The Manhattan cynic in my soul wonders if Janice is telling me this story to beef up her tip. I immediately swat the cynic with my mental handbag. No one could lie this cheerfully while rubbing someone else’s feet.

“No, ma’am I finish only the tenth grade,” she says, scraping at a nasty tough bit near my toe. “My parents, they say they are lucky because I do not think of myself only, I do not get married like my cousins do, at 16.”  She laughs a little. Do I imagine she sounds happy to have escaped marriage at 16, children at 17?

“But boys, is important. To work construction, like my older brother, is too hard work, dangerous. He does not complain, but we know.”  She inspects my toes for flaws, clips an errant hangnail. “My brothers, they will be men with families to take care of, and is better if they not work construction. One brother, he is training for the customs inspector, for the airlines. Is a good job. The other brother, he just starts, so, we do not know what he will be. Every month, is something else!” She giggles, rubs delicately scented lotion into my feet.

Kneading my calf muscles, she sighs. “But madam, I visit last month, first time in one year, and I saw all my nieces and nephews, I have 15 of them, madam. Some are just babies…and there are no babies here, madam.”

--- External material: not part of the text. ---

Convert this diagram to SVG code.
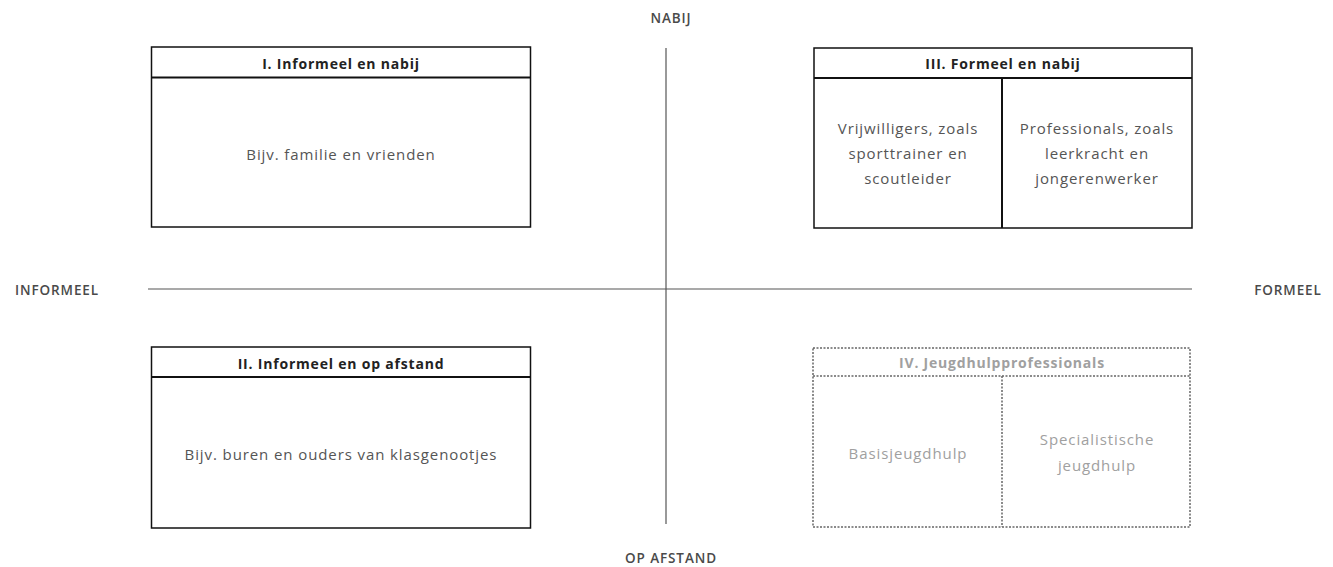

With deft fingers, she starts to apply the polish to my toes. I’ve chosen a pale pink, almost invisible. She looks up at me for a minute, then bends her head to my toes. “When I came back here, I was alone in the house, and I was all day crying because I miss them.  I am homesick, madam, I think to myself.”

She sits back and admires her work. My feet look and feel wonderful.  I thank her, and say “I hope your brothers work as hard in college as you’re working for them.”  She looks slightly shocked.

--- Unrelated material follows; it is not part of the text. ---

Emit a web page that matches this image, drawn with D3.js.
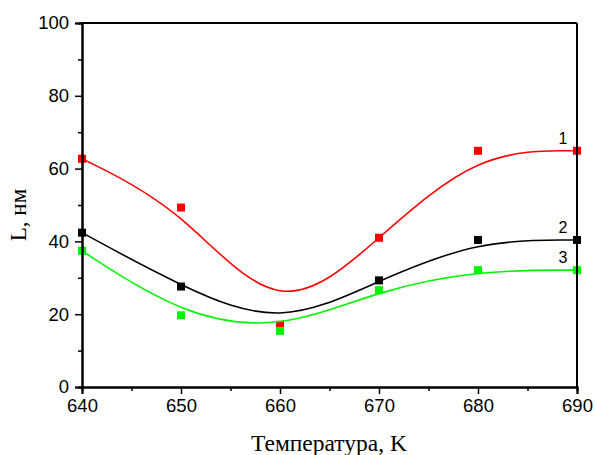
<!DOCTYPE html>
<html>
<head>
<meta charset="utf-8">
<script src="https://cdn.jsdelivr.net/npm/d3@7"></script>
<style>
  body { margin: 0; background: #fff; }
  svg { display: block; }
  .tick text { font-family: "Liberation Sans", Arial, sans-serif; font-size: 18.5px; fill: #000; }
</style>
</head>
<body>
<svg width="595" height="455"></svg>
<script>
const temps = [640, 650, 660, 670, 680, 690];
const series1 = [62.7, 49.3, 17.1, 41.0, 64.9, 64.9];
const series2 = [42.4, 27.6, 16.3, 29.3, 40.4, 40.4];
const series3 = [37.4, 19.7, 15.4, 26.6, 32.1, 32.1];
const seriesLabels = ["1", "2", "3"];
const xTicks = [640, 650, 660, 670, 680, 690];
const yTicks = [0, 20, 40, 60, 80, 100];

const svg = d3.select("svg");
const plotL = 82, plotR = 577, plotT = 23, plotB = 387;

const x = d3.scaleLinear().domain([640, 690]).range([plotL, plotR]);
const y = d3.scaleLinear().domain([0, 100]).range([plotB, plotT]);

// series drawn black first so red and green squares sit on top at 660
const series = [
  { label: seriesLabels[1], values: series2, color: "#000000" },
  { label: seriesLabels[0], values: series1, color: "#ff0000" },
  { label: seriesLabels[2], values: series3, color: "#00f500" }
];

const line = d3.line()
  .x(d => x(d[0]))
  .y(d => y(d[1]))
  .curve(d3.curveBasis);

series.forEach(s => {
  const pts = temps.map((t, i) => [t, s.values[i]]);
  svg.append("path")
    .attr("d", line(pts))
    .attr("fill", "none")
    .attr("stroke", s.color)
    .attr("stroke-width", 1.6);
  svg.selectAll(null).data(pts).enter().append("rect")
    .attr("x", d => x(d[0]) - 4)
    .attr("y", d => y(d[1]) - 4)
    .attr("width", 8)
    .attr("height", 8)
    .attr("fill", s.color);
  svg.append("text")
    .attr("x", x(690) - 14)
    .attr("y", y(s.values[s.values.length - 1]) - 7)
    .attr("text-anchor", "middle")
    .attr("font-family", "Liberation Sans, Arial, sans-serif")
    .attr("font-size", 16)
    .text(s.label);
});

// frame: top and right plain lines
svg.append("line").attr("x1", plotL).attr("x2", plotR).attr("y1", plotT).attr("y2", plotT)
  .attr("stroke", "#000").attr("stroke-width", 2);
svg.append("line").attr("x1", plotR).attr("x2", plotR).attr("y1", plotT).attr("y2", plotB)
  .attr("stroke", "#000").attr("stroke-width", 2);

// bottom axis
const xMinor = svg.append("g").attr("transform", `translate(0,${plotB})`)
  .call(d3.axisBottom(x).tickValues(d3.range(645, 690, 10)).tickSize(4).tickFormat(""));
const xAxis = svg.append("g").attr("transform", `translate(0,${plotB})`)
  .call(d3.axisBottom(x).tickValues(xTicks).tickSize(7).tickPadding(5).tickFormat(d3.format("d")));

// left axis
const yMinor = svg.append("g").attr("transform", `translate(${plotL},0)`)
  .call(d3.axisLeft(y).tickValues(d3.range(10, 100, 20)).tickSize(4).tickFormat(""));
const yAxis = svg.append("g").attr("transform", `translate(${plotL},0)`)
  .call(d3.axisLeft(y).tickValues(yTicks).tickSize(7).tickPadding(6).tickFormat(d3.format("d")));

[xMinor, xAxis, yMinor, yAxis].forEach(g => {
  g.select(".domain").attr("stroke-width", 2).attr("stroke", "#000");
  g.selectAll(".tick line").attr("stroke-width", 1.5).attr("stroke", "#000");
});

// axis titles
svg.append("text")
  .attr("x", 329)
  .attr("y", 451)
  .attr("text-anchor", "middle")
  .attr("font-family", "Liberation Serif, Times New Roman, serif")
  .attr("font-size", 23.5)
  .text("Температура, K");

svg.append("text")
  .attr("transform", "translate(26,215) rotate(-90)")
  .attr("text-anchor", "middle")
  .attr("font-family", "Liberation Serif, Times New Roman, serif")
  .attr("font-size", 23)
  .text("L, нм");
</script>
</body>
</html>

“I am lucky, madam. My brothers, they are good boys. They study hard. I want them to have a better life.” She slides my flip-flops onto my feet and guides me to the drying lamps.

Her brothers had better do more than study hard. They’d better graduate at the top of their class, get great jobs, buy their sister a huge house overlooking the sea, and consider spending all their free time rubbing her feet.

As for me and my pampered toes? We slunk out of the salon, uncomfortably aware of our own privilege and unsure whether, if we were to swap positions with Janice, we would be able to be so cheerful about spending our days bent over other people’s feet.